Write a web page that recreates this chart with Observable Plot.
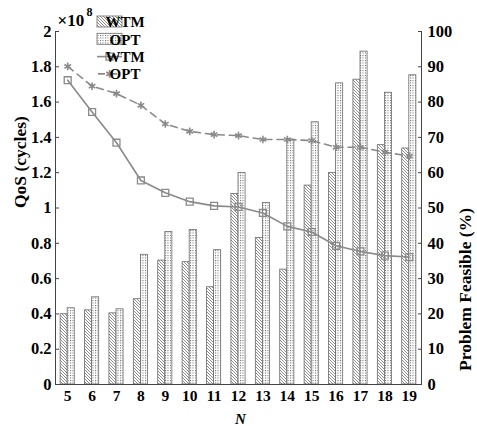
<!DOCTYPE html>
<html><head><meta charset="utf-8">
<script src="https://cdn.jsdelivr.net/npm/d3@7"></script>
<script src="https://cdn.jsdelivr.net/npm/@observablehq/plot@0.6"></script>
<style>body{margin:0;background:#fff}</style>
</head><body><div id="chart"></div>
<script>
const N = [5, 6, 7, 8, 9, 10, 11, 12, 13, 14, 15, 16, 17, 18, 19];
// QoS (cycles), in units of 10^8
const wtmQoS = [0.398, 0.42, 0.403, 0.483, 0.702, 0.693, 0.551, 1.08, 0.83, 0.651, 1.127, 1.199, 1.727, 1.356, 1.337];
const optQoS = [0.432, 0.494, 0.426, 0.735, 0.864, 0.875, 0.761, 1.199, 1.028, 1.388, 1.486, 1.706, 1.886, 1.653, 1.752];
// Problem Feasible (%)
const wtmFeas = [86.2, 77.2, 68.5, 57.8, 54.3, 51.8, 50.6, 50.3, 48.6, 44.8, 43.2, 39.3, 37.7, 36.5, 36.1];
const optFeas = [90.1, 84.5, 82.4, 79.1, 73.8, 71.7, 70.8, 70.5, 69.4, 69.4, 69.1, 67.2, 67.2, 65.8, 64.7];
const leftTicks = [0, 0.2, 0.4, 0.6, 0.8, 1, 1.2, 1.4, 1.6, 1.8, 2];
const rightTicks = [0, 10, 20, 30, 40, 50, 60, 70, 80, 90, 100];
const legendLabels = ["WTM", "OPT", "WTM", "OPT"];

const rows = N.map((n, i) => ({N: n, wtmQ: wtmQoS[i], optQ: optQoS[i], wtmF: wtmFeas[i], optF: optFeas[i]}));
const ratio = 100 / 2; // right axis % per left unit
const half = 0.29;
const gray = "#8a8a8a";
const edge = "#6a6a6a";
const font = "Liberation Serif";
const tf = {fontFamily: font, fontSize: 16.5, fontWeight: "bold", fill: "black"};

const svg = Plot.plot({
  width: 477, height: 426,
  marginLeft: 55, marginRight: 56, marginTop: 31, marginBottom: 42,
  x: {domain: [4.5, 19.5]},
  y: {domain: [0, 2]},
  style: {fontFamily: font, fontSize: "16px", fontWeight: "bold", background: "white", color: "black"},
  marks: [
    Plot.rectY(rows, {x1: d => d.N - half, x2: d => d.N, y: "wtmQ", fill: "url(#hatch)", stroke: edge, strokeWidth: 0.8}),
    Plot.rectY(rows, {x1: d => d.N, x2: d => d.N + half, y: "optQ", fill: "url(#dots)", stroke: edge, strokeWidth: 0.8}),
    Plot.line(rows, {x: "N", y: d => d.optF / ratio, stroke: gray, strokeWidth: 1.6, strokeDasharray: "7,5"}),
    Plot.dot(rows, {x: "N", y: d => d.optF / ratio, symbol: "asterisk", r: 3.6, stroke: gray, strokeWidth: 1.6}),
    Plot.line(rows, {x: "N", y: d => d.wtmF / ratio, stroke: gray, strokeWidth: 1.6}),
    Plot.dot(rows, {x: "N", y: d => d.wtmF / ratio, symbol: "square", r: 3.9, stroke: gray, strokeWidth: 1.3, fill: "none"}),
    Plot.ruleX([4.5, 19.5], {stroke: "#444"}),
    Plot.ruleY([0], {stroke: "#444"}),
    Plot.axisY({anchor: "left", ticks: leftTicks, tickSize: -4, tickPadding: 8, tickFormat: d => String(d), label: null, stroke: "#444", ...tf}),
    Plot.axisY({anchor: "right", ticks: rightTicks.map(v => v / ratio), tickSize: -4, tickPadding: 10, tickFormat: d => String(Math.round(d * ratio)), label: null, stroke: "#444", ...tf}),
    Plot.axisX({ticks: N, tickSize: 0, tickPadding: 5, tickFormat: d => String(d), label: null, ...tf, fontSize: 15.5}),
    Plot.text(["QoS (cycles)"], {frameAnchor: "left", rotate: -90, dx: -35, ...tf, fontSize: 17.5}),
    Plot.text(["Problem Feasible (%)"], {frameAnchor: "right", rotate: -90, dx: 44, ...tf, fontSize: 17.5}),
    Plot.text(["N"], {frameAnchor: "bottom", lineAnchor: "bottom", dy: 39, dx: 2, ...tf, fontSize: 15, fontStyle: "italic"}),
    Plot.text(["×10"], {frameAnchor: "top-left", lineAnchor: "bottom", dy: -6, dx: 2, textAnchor: "start", fontFamily: font, fontSize: 17, fill: "black"}),
    Plot.text(["8"], {frameAnchor: "top-left", lineAnchor: "bottom", dy: -16, dx: 31, textAnchor: "start", fontFamily: font, fontSize: 12, fontWeight: "bold", fill: "black"})
  ]
});

// patterns
const s = d3.select(svg);
const defs = s.insert("defs", ":first-child");
const hatch = defs.append("pattern").attr("id", "hatch").attr("patternUnits", "userSpaceOnUse").attr("width", 3).attr("height", 3);
hatch.append("rect").attr("width", 3).attr("height", 3).attr("fill", "white");
hatch.append("path").attr("d", "M-1,-1L4,4M-1,2L1,4M2,-1L4,1").attr("stroke", "#707070").attr("stroke-width", 0.8);
const dots = defs.append("pattern").attr("id", "dots").attr("patternUnits", "userSpaceOnUse").attr("width", 2.5).attr("height", 2.5);
dots.append("rect").attr("width", 2.5).attr("height", 2.5).attr("fill", "white");
dots.append("rect").attr("width", 1).attr("height", 1).attr("fill", "#606060");

// legend
const lg = s.append("g").attr("font-family", font).attr("font-weight", "bold").attr("font-size", 15);
const lx = 97, lw = 25, tx = 125;
const rowsY = [22, 39.3, 56.6, 73.9];
lg.append("rect").attr("x", lx).attr("y", rowsY[0] - 6).attr("width", lw).attr("height", 11).attr("fill", "url(#hatch)").attr("stroke", edge).attr("stroke-width", 0.8);
lg.append("rect").attr("x", lx).attr("y", rowsY[1] - 6).attr("width", lw).attr("height", 11).attr("fill", "url(#dots)").attr("stroke", edge).attr("stroke-width", 0.8);
lg.append("line").attr("x1", lx).attr("x2", lx + lw).attr("y1", rowsY[2]).attr("y2", rowsY[2]).attr("stroke", gray).attr("stroke-width", 1.6);
lg.append("path").attr("d", d3.symbol(d3.symbolSquare, Math.PI * 3.9 * 3.9)()).attr("transform", `translate(${lx + lw / 2},${rowsY[2]})`).attr("fill", "none").attr("stroke", gray).attr("stroke-width", 1.3);
lg.append("line").attr("x1", lx).attr("x2", lx + lw).attr("y1", rowsY[3]).attr("y2", rowsY[3]).attr("stroke", gray).attr("stroke-width", 1.6).attr("stroke-dasharray", "7,5").attr("stroke-dashoffset", -1);
lg.append("path").attr("d", d3.symbol(d3.symbolAsterisk, Math.PI * 3.6 * 3.6)()).attr("transform", `translate(${lx + lw / 2},${rowsY[3]})`).attr("fill", "none").attr("stroke", gray).attr("stroke-width", 1.6);
legendLabels.forEach((t, i) => {
  lg.append("text").attr("x", tx).attr("y", rowsY[i]).attr("dy", "0.35em").text(t);
});

document.getElementById("chart").appendChild(svg);
</script>
</body></html>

==*==

■ **WORK TO DO**: Quote the preceding listing precisely and completely, omitting its images.

■ **THE SOLUTION**:
Write a web page that recreates this chart with Observable Plot.
<!DOCTYPE html>
<html><head><meta charset="utf-8">
<script src="https://cdn.jsdelivr.net/npm/d3@7"></script>
<script src="https://cdn.jsdelivr.net/npm/@observablehq/plot@0.6"></script>
<style>body{margin:0;background:#fff}</style>
</head><body><div id="chart"></div>
<script>
const N = [5, 6, 7, 8, 9, 10, 11, 12, 13, 14, 15, 16, 17, 18, 19];
// QoS (cycles), in units of 10^8
const wtmQoS = [0.398, 0.42, 0.403, 0.483, 0.702, 0.693, 0.551, 1.08, 0.83, 0.651, 1.127, 1.199, 1.727, 1.356, 1.337];
const optQoS = [0.432, 0.494, 0.426, 0.735, 0.864, 0.875, 0.761, 1.199, 1.028, 1.388, 1.486, 1.706, 1.886, 1.653, 1.752];
// Problem Feasible (%)
const wtmFeas = [86.2, 77.2, 68.5, 57.8, 54.3, 51.8, 50.6, 50.3, 48.6, 44.8, 43.2, 39.3, 37.7, 36.5, 36.1];
const optFeas = [90.1, 84.5, 82.4, 79.1, 73.8, 71.7, 70.8, 70.5, 69.4, 69.4, 69.1, 67.2, 67.2, 65.8, 64.7];
const leftTicks = [0, 0.2, 0.4, 0.6, 0.8, 1, 1.2, 1.4, 1.6, 1.8, 2];
const rightTicks = [0, 10, 20, 30, 40, 50, 60, 70, 80, 90, 100];
const legendLabels = ["WTM", "OPT", "WTM", "OPT"];

const rows = N.map((n, i) => ({N: n, wtmQ: wtmQoS[i], optQ: optQoS[i], wtmF: wtmFeas[i], optF: optFeas[i]}));
const ratio = 100 / 2; // right axis % per left unit
const half = 0.29;
const gray = "#8a8a8a";
const edge = "#6a6a6a";
const font = "Liberation Serif";
const tf = {fontFamily: font, fontSize: 16.5, fontWeight: "bold", fill: "black"};

const svg = Plot.plot({
  width: 477, height: 426,
  marginLeft: 55, marginRight: 56, marginTop: 31, marginBottom: 42,
  x: {domain: [4.5, 19.5]},
  y: {domain: [0, 2]},
  style: {fontFamily: font, fontSize: "16px", fontWeight: "bold", background: "white", color: "black"},
  marks: [
    Plot.rectY(rows, {x1: d => d.N - half, x2: d => d.N, y: "wtmQ", fill: "url(#hatch)", stroke: edge, strokeWidth: 0.8}),
    Plot.rectY(rows, {x1: d => d.N, x2: d => d.N + half, y: "optQ", fill: "url(#dots)", stroke: edge, strokeWidth: 0.8}),
    Plot.line(rows, {x: "N", y: d => d.optF / ratio, stroke: gray, strokeWidth: 1.6, strokeDasharray: "7,5"}),
    Plot.dot(rows, {x: "N", y: d => d.optF / ratio, symbol: "asterisk", r: 3.6, stroke: gray, strokeWidth: 1.6}),
    Plot.line(rows, {x: "N", y: d => d.wtmF / ratio, stroke: gray, strokeWidth: 1.6}),
    Plot.dot(rows, {x: "N", y: d => d.wtmF / ratio, symbol: "square", r: 3.9, stroke: gray, strokeWidth: 1.3, fill: "none"}),
    Plot.ruleX([4.5, 19.5], {stroke: "#444"}),
    Plot.ruleY([0], {stroke: "#444"}),
    Plot.axisY({anchor: "left", ticks: leftTicks, tickSize: -4, tickPadding: 8, tickFormat: d => String(d), label: null, stroke: "#444", ...tf}),
    Plot.axisY({anchor: "right", ticks: rightTicks.map(v => v / ratio), tickSize: -4, tickPadding: 10, tickFormat: d => String(Math.round(d * ratio)), label: null, stroke: "#444", ...tf}),
    Plot.axisX({ticks: N, tickSize: 0, tickPadding: 5, tickFormat: d => String(d), label: null, ...tf, fontSize: 15.5}),
    Plot.text(["QoS (cycles)"], {frameAnchor: "left", rotate: -90, dx: -35, ...tf, fontSize: 17.5}),
    Plot.text(["Problem Feasible (%)"], {frameAnchor: "right", rotate: -90, dx: 44, ...tf, fontSize: 17.5}),
    Plot.text(["N"], {frameAnchor: "bottom", lineAnchor: "bottom", dy: 39, dx: 2, ...tf, fontSize: 15, fontStyle: "italic"}),
    Plot.text(["×10"], {frameAnchor: "top-left", lineAnchor: "bottom", dy: -6, dx: 2, textAnchor: "start", fontFamily: font, fontSize: 17, fill: "black"}),
    Plot.text(["8"], {frameAnchor: "top-left", lineAnchor: "bottom", dy: -16, dx: 31, textAnchor: "start", fontFamily: font, fontSize: 12, fontWeight: "bold", fill: "black"})
  ]
});

// patterns
const s = d3.select(svg);
const defs = s.insert("defs", ":first-child");
const hatch = defs.append("pattern").attr("id", "hatch").attr("patternUnits", "userSpaceOnUse").attr("width", 3).attr("height", 3);
hatch.append("rect").attr("width", 3).attr("height", 3).attr("fill", "white");
hatch.append("path").attr("d", "M-1,-1L4,4M-1,2L1,4M2,-1L4,1").attr("stroke", "#707070").attr("stroke-width", 0.8);
const dots = defs.append("pattern").attr("id", "dots").attr("patternUnits", "userSpaceOnUse").attr("width", 2.5).attr("height", 2.5);
dots.append("rect").attr("width", 2.5).attr("height", 2.5).attr("fill", "white");
dots.append("rect").attr("width", 1).attr("height", 1).attr("fill", "#606060");

// legend
const lg = s.append("g").attr("font-family", font).attr("font-weight", "bold").attr("font-size", 15);
const lx = 97, lw = 25, tx = 125;
const rowsY = [22, 39.3, 56.6, 73.9];
lg.append("rect").attr("x", lx).attr("y", rowsY[0] - 6).attr("width", lw).attr("height", 11).attr("fill", "url(#hatch)").attr("stroke", edge).attr("stroke-width", 0.8);
lg.append("rect").attr("x", lx).attr("y", rowsY[1] - 6).attr("width", lw).attr("height", 11).attr("fill", "url(#dots)").attr("stroke", edge).attr("stroke-width", 0.8);
lg.append("line").attr("x1", lx).attr("x2", lx + lw).attr("y1", rowsY[2]).attr("y2", rowsY[2]).attr("stroke", gray).attr("stroke-width", 1.6);
lg.append("path").attr("d", d3.symbol(d3.symbolSquare, Math.PI * 3.9 * 3.9)()).attr("transform", `translate(${lx + lw / 2},${rowsY[2]})`).attr("fill", "none").attr("stroke", gray).attr("stroke-width", 1.3);
lg.append("line").attr("x1", lx).attr("x2", lx + lw).attr("y1", rowsY[3]).attr("y2", rowsY[3]).attr("stroke", gray).attr("stroke-width", 1.6).attr("stroke-dasharray", "7,5").attr("stroke-dashoffset", -1);
lg.append("path").attr("d", d3.symbol(d3.symbolAsterisk, Math.PI * 3.6 * 3.6)()).attr("transform", `translate(${lx + lw / 2},${rowsY[3]})`).attr("fill", "none").attr("stroke", gray).attr("stroke-width", 1.6);
legendLabels.forEach((t, i) => {
  lg.append("text").attr("x", tx).attr("y", rowsY[i]).attr("dy", "0.35em").text(t);
});

document.getElementById("chart").appendChild(svg);
</script>
</body></html>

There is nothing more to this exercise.